相続登記の義務化では、相続により不動産を取得した相続人は、その所有権を取得したことを知った日から3年以内に相続登記を申請する必要があります。
また、遺産分割協議が行われた場合は、遺産分割が成立した日から3年以内に登記を申請する必要があります。
正当な理由なく申請をしない場合、10万円以下の過料が課せられます。
相続人申告登記制度では、相続人が遺産分割に合意できず相続登記を申請できない場合、相続人としての申告登記を行うことで、相続登記の義務を果たすことができます。
これにより、相続人が簡易に手続きを行うことが可能となります。
住所等の変更登記の義務化では、不動産の所有者が氏名や住所を変更した場合、変更した日から2年以内に登記を申請する必要があります。
正当な理由なく申請をしない場合、5万円以下の過料が課せられます。
その他の新たな制度として、以下のものがあります。
所有不動産記録証明制度: 親が所有している不動産を調べることができる制度
情報連携による住所等の自動反映: 他の公的機関との情報連携により、登記名義人の住所等が変更された場合に自動的に不動産登記に反映される仕組み
DV被害者等の保護: DV被害者等を保護するため、登記事項証明書等に現住所に代わる事項を記載する特例
これらの見直しにより、不動産登記情報の正確性と透明性が向上し、所有者不明土地問題の解決に向けた一歩が踏み出されました。
「相続土地国庫帰属制度」とは?その要件と費用。
所有者不明土地の発生を予防するため、土地を相続した人が、不要な土地を手放すための制度、相続土地国庫帰属制度が令和5年4月に施行されました。
この制度は、所有者不明土地問題の解決に向けた一つの手段として注目されています。
国庫帰属制度では、全ての土地が引き渡しの対象となるわけではありません。
以下のような土地は、通常の管理や処分に多くの費用や労力が必要となるため、対象外となります。
1.建物がある土地
2.担保権や使用収益権が設定されている土地
3.他人の利用が予定されている土地
4.特定の有害物質によって土壌汚染されている土地
5.境界が明らかでない土地・所有権の存否や範囲について争いがある土地
6.一定の勾配・高さの崖があって、管理に過分な費用・労力がかかる土地
7.土地の管理・処分を阻害する有体物が地上にある土地
8.土地の管理・処分のために、除去しなければいけない有体物が地下にある土地
9.隣接する土地の所有者等との争訟によらなければ管理・処分ができない土地
10.その他、通常の管理・処分に当たって過分な費用・労力がかかる土地
また、申請・承認には費用がかかります。
申請時には、1筆の土地当たり1万4000円の審査手数料が必要です。
承認されると、土地の性質に応じた標準的な管理費用を考慮して算出した10年分の土地管理費相当額の負担金を納付します。
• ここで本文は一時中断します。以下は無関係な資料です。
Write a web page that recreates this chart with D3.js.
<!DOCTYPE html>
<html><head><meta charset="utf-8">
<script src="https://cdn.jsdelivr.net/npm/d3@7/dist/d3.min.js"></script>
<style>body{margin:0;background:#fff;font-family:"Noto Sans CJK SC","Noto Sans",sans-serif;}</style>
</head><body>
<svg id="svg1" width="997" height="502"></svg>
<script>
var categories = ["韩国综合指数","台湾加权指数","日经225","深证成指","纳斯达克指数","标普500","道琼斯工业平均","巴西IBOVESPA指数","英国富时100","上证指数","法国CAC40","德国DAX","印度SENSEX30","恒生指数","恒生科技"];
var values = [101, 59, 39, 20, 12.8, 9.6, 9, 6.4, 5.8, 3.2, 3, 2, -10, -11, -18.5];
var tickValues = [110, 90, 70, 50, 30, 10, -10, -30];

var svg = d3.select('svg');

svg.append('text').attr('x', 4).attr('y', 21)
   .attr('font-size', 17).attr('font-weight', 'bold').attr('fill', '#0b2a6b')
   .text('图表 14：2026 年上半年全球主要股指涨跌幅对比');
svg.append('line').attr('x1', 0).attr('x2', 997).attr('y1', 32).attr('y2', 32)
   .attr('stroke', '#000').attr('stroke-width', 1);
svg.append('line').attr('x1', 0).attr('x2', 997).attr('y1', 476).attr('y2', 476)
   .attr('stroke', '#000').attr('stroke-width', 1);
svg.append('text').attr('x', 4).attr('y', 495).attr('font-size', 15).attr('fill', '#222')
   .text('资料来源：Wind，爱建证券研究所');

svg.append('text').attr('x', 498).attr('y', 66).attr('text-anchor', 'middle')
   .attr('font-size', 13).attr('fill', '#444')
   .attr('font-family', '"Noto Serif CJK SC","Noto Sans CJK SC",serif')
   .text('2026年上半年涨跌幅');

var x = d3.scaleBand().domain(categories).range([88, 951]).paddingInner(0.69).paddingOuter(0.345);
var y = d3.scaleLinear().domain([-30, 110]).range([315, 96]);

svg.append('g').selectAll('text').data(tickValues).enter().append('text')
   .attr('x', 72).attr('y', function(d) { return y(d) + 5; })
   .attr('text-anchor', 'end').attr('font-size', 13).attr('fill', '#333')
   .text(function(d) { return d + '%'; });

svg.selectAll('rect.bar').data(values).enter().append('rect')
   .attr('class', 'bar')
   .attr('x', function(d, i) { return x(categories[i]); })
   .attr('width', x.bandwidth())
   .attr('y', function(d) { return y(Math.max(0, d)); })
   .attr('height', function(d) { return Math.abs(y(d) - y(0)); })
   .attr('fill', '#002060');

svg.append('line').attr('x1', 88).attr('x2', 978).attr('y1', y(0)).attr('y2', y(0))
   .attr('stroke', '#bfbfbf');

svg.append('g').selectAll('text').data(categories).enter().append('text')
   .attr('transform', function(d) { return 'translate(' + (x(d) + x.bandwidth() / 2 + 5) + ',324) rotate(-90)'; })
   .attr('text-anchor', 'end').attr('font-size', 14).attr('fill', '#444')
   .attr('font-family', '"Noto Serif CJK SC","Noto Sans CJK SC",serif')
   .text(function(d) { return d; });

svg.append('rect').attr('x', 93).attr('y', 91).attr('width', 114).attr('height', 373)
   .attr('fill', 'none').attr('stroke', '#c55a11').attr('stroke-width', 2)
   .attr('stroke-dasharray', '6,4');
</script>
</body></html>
負担金は基本的に1筆ごとに20万円ですが、隣接する同じ種目の土地については負担金の合算申出が可能です。
一部の市街地の宅地、農用地区域内の農地、森林などについては、面積に応じて負担金を算定する場合もあります。
引き渡せる土地の要件、費用ともに厳しいものがあり、簡単に利用できる制度ではありませんね。
所有者不明土地問題への対策は、土地の有効活用を促進し、地方自治体の財政を安定させ、法的な紛争を減少させることを目指しています。
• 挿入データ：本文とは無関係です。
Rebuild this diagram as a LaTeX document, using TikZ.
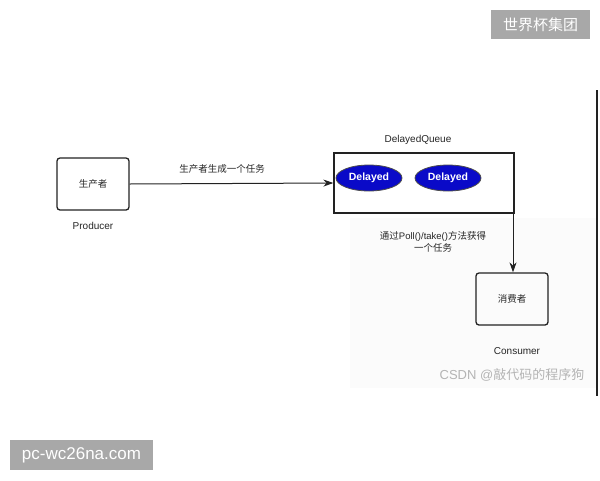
\documentclass[tikz,border=0pt]{standalone}
\usepackage{fontspec}
\setmainfont{Liberation Sans}
\newfontfamily\cjk{Noto Sans CJK SC}
\usetikzlibrary{arrows.meta,shapes.geometric}
\definecolor{boxgray}{HTML}{A8A8A8}
\definecolor{qblue}{HTML}{0A0AC8}
\definecolor{linec}{HTML}{222222}
\definecolor{wmark}{HTML}{B4B4B4}
\begin{document}
\begin{tikzpicture}[x=1pt,y=-1pt,
  procbox/.style={draw=linec,line width=1.3pt,rounded corners=3pt,minimum width=72pt,minimum height=52pt,inner sep=0pt},
  queuebox/.style={draw=linec,line width=1.3pt,minimum width=180pt,minimum height=60pt,inner sep=0pt},
  delayed/.style={ellipse,draw=black!70,line width=0.8pt,fill=qblue,text=white,font=\fontsize{10.5}{12}\selectfont\bfseries,minimum width=66pt,minimum height=26pt,inner sep=0pt},
  lbl/.style={font=\fontsize{10}{12}\selectfont,text=black!85,inner sep=0pt},
  clbl/.style={font=\cjk\fontsize{9.5}{11.5}\selectfont,text=black!85,inner sep=0pt,align=center},
  conn/.style={draw=linec,line width=1pt,-{Stealth[length=10pt,width=7pt]}},
  tag/.style={fill=boxgray,text=white,inner sep=0pt}
]
\useasboundingbox (0,0) rectangle (600,480);
\fill[white] (0,0) rectangle (600,480);
% faint screenshot area
\fill[black!1.5] (350,218) rectangle (596,388);

\node[procbox] (prod) at (93,184) {};
\node[clbl] (prodt) at (93,184) {生产者};
\node[lbl] (prodl) at (93,226) {Producer};

\node[queuebox] (queue) at (424,183) {};
\node[lbl] (queuel) at (418,140) {DelayedQueue};
\node[delayed] (d1) at (369,178) {Delayed};
\node[delayed] (d2) at (448,178) {Delayed};

\node[procbox] (cons) at (512,299) {};
\node[clbl] (const) at (512,299) {消费者};
\node[lbl] (consl) at (517,351) {Consumer};

\draw[conn] (prod.east) -- (queue.west);
\node[clbl] (l1) at (222,169) {生产者生成一个任务};

\coordinate (qs) at (513,213);
\draw[conn] (qs) -- (qs |- cons.north);
\node[clbl,font=\fontsize{9.5}{12}\selectfont] (l2) at (433,242) {{\cjk 通过}Poll()/take(){\cjk 方法获得}\\{\cjk 一个任务}};

\coordinate (v1) at (597,90);
\coordinate (v2) at (597,396);
\draw[linec,line width=1.4pt] (v1) -- (v2);

\node[font=\cjk\fontsize{13}{15}\selectfont,text=wmark,inner sep=0pt] (wm) at (512,375) {\fontspec{Liberation Sans}CSDN @\cjk 敲代码的程序狗};

\node[tag,minimum width=99pt,minimum height=29pt,font=\cjk\fontsize{15}{17}\selectfont] (t1) at (540.5,24.5) {世界杯集团};
\node[tag,minimum width=143pt,minimum height=30pt,font=\fontsize{17}{19}\selectfont] (t2) at (81.5,455) {pc-wc26na.com};
\end{tikzpicture}
\end{document}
しかし、この問題は長年にわたって蓄積されてきたものであり、その解決には時間と労力が必要です。
まとめ
所有者不明土地問題は、相続登記が行われずに放置された土地が増加し続けることによって発生し、日本社会において重要な課題となっています。
この問題に対処するため、政府は2019年に所有者不明土地の利用の円滑化に関する特別措置法を施行し、相続登記の義務化や不動産登記制度の見直しを進めています。
これらの対策により、所有者不明の土地の有効活用が促進され、地方自治体の財政安定や法的な紛争の減少が期待されます。
しかし、問題の解決には時間と労力が必要であり、引き続き対策の推進が求められています。
所有者不明土地問題への取り組みは、土地の価値を最大化し、持続可能な社会を実現するために重要です。
私たち一人ひとりがこの問題に関心を持ち、適切な手続きを行うことが、解決への第一歩となるでしょう。